*WRITTEN EXERCISE*.
In the listing that follows, retype every line from the first through the one containing "LineChart, XAxis, YAxis". Pictures are to be left out.

*PROVIDED DATA*.
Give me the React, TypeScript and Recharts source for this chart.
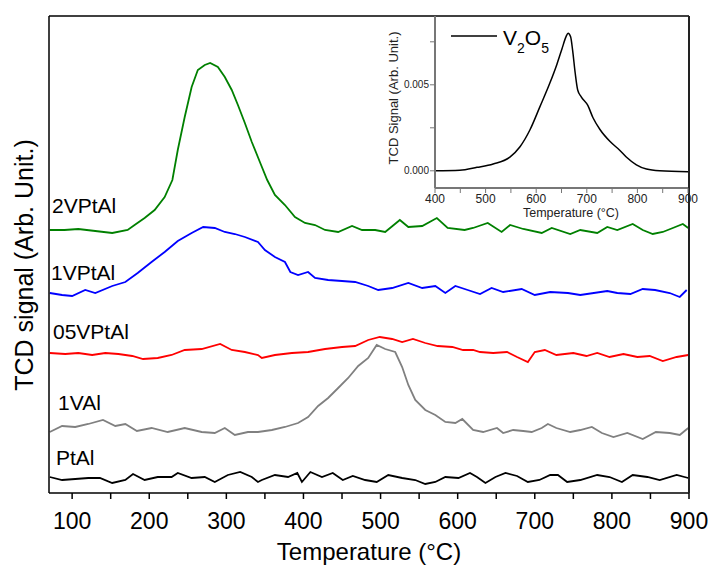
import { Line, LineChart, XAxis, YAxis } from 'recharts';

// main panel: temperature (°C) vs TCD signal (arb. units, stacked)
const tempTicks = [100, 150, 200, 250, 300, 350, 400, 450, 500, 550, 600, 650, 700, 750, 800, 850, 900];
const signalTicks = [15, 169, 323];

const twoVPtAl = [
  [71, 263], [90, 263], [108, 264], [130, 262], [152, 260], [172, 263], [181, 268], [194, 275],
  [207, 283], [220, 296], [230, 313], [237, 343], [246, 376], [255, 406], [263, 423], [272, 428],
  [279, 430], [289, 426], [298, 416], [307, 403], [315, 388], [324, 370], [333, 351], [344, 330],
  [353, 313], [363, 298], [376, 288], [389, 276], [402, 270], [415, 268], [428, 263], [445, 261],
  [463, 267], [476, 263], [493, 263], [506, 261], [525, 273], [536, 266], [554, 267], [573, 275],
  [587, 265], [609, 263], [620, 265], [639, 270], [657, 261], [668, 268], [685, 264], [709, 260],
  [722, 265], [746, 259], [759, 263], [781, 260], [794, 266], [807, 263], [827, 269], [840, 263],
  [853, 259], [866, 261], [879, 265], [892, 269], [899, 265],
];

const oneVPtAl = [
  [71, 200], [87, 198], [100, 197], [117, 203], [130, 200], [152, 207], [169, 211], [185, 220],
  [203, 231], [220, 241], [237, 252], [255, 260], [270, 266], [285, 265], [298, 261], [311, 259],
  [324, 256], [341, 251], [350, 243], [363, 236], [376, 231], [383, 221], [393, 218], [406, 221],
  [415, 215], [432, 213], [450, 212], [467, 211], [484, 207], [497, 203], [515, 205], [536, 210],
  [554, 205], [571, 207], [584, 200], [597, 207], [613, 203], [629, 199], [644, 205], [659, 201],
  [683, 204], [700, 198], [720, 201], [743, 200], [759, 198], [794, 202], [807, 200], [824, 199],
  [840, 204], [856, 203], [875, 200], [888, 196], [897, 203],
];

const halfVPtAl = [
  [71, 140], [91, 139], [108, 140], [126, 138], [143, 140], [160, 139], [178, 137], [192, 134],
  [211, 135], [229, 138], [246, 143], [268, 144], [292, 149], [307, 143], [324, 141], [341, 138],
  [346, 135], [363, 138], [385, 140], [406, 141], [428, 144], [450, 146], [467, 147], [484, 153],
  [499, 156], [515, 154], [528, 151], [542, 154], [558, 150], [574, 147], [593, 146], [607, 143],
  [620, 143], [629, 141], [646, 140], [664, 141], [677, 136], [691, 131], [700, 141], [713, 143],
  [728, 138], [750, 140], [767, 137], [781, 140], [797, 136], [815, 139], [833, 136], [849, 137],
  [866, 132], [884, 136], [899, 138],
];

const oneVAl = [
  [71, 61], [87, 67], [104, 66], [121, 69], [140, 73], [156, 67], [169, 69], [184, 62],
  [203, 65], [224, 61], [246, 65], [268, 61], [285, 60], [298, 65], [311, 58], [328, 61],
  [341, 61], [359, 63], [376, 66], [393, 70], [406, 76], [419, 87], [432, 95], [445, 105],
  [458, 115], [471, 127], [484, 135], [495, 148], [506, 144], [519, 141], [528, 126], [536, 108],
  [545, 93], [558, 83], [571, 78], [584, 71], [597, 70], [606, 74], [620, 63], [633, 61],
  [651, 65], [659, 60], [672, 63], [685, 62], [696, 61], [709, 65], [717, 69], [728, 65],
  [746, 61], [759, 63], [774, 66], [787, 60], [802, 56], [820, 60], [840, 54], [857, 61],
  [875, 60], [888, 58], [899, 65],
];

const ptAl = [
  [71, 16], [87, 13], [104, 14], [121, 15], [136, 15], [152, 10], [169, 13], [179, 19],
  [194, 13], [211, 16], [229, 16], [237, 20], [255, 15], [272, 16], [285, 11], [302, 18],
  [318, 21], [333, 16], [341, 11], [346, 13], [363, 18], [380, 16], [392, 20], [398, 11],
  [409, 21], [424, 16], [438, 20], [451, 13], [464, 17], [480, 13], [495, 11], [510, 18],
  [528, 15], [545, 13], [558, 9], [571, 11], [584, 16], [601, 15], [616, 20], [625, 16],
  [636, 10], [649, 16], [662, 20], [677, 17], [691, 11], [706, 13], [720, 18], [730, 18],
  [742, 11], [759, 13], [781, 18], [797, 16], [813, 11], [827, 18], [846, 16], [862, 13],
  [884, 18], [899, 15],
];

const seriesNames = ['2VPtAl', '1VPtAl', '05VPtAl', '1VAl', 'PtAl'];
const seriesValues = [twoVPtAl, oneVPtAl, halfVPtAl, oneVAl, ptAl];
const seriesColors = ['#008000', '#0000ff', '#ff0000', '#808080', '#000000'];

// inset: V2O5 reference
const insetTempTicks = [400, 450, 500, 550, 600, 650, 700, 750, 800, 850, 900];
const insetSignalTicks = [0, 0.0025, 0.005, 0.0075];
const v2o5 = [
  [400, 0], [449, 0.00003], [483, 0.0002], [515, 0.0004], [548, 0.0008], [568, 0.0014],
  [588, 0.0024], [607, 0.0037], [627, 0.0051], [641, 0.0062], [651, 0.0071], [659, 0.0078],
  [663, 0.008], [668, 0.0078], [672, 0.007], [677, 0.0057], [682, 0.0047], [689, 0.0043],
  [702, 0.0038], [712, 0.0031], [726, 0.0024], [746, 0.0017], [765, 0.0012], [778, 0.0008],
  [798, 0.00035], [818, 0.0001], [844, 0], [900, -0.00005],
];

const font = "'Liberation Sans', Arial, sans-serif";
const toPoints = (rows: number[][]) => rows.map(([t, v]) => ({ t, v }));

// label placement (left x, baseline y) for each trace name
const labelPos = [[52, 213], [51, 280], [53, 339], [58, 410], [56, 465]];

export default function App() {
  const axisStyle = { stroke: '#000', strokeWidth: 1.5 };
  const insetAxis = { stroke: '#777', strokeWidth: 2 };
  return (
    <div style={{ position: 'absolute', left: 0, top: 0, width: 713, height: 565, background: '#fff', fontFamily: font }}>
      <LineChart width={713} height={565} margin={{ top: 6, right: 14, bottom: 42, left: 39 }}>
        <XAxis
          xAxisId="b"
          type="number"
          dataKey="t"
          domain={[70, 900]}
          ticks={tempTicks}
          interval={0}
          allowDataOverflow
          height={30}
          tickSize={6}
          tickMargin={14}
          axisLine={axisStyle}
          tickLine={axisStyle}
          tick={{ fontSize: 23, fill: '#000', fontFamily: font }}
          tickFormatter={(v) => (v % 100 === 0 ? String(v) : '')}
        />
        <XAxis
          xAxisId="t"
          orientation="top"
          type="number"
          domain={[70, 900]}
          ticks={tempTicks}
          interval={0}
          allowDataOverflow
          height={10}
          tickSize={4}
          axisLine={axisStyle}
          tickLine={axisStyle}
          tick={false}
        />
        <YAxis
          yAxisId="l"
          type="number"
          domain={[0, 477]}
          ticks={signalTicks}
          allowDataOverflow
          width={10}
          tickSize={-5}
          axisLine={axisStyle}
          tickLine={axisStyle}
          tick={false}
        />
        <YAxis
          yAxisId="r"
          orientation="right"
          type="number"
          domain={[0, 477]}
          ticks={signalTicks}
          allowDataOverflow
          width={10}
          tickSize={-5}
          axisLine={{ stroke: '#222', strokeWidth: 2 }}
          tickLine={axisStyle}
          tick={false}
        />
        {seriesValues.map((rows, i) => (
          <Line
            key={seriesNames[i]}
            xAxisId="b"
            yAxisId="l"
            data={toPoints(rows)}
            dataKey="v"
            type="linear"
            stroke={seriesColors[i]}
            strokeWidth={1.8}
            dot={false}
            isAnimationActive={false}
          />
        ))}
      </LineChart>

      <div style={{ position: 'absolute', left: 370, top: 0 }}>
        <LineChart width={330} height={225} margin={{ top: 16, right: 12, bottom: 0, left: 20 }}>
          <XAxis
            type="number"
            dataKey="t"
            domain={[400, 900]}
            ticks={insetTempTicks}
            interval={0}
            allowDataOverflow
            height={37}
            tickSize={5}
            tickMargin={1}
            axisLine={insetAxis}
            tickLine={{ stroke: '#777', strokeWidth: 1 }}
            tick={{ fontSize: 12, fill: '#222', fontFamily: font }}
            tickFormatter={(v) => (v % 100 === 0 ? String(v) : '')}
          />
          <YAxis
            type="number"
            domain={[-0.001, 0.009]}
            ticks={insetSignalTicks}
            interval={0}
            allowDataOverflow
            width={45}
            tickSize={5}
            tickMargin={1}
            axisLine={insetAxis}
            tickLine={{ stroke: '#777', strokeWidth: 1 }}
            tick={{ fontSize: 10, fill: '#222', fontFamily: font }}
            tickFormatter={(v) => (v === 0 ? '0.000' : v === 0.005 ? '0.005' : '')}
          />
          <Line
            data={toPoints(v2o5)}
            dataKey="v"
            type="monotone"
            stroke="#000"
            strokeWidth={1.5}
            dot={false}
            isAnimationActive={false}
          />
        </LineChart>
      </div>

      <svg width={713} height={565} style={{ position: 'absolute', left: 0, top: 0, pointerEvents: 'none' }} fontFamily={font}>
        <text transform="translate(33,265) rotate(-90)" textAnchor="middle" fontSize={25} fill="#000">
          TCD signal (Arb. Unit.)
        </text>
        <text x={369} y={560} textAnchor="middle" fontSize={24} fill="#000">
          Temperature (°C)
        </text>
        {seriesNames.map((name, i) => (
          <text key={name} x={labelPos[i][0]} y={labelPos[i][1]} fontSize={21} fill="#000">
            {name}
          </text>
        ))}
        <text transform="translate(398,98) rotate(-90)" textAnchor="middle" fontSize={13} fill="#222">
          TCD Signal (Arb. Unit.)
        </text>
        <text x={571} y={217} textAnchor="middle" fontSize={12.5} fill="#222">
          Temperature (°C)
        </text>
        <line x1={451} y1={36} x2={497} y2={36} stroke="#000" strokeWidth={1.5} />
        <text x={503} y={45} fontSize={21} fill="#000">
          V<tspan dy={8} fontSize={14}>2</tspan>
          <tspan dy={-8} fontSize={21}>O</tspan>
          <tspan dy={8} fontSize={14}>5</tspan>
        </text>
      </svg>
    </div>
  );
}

*TASK RESPONSE*.
Give me the React, TypeScript and Recharts source for this chart.
import { Line, LineChart, XAxis, YAxis } from 'recharts';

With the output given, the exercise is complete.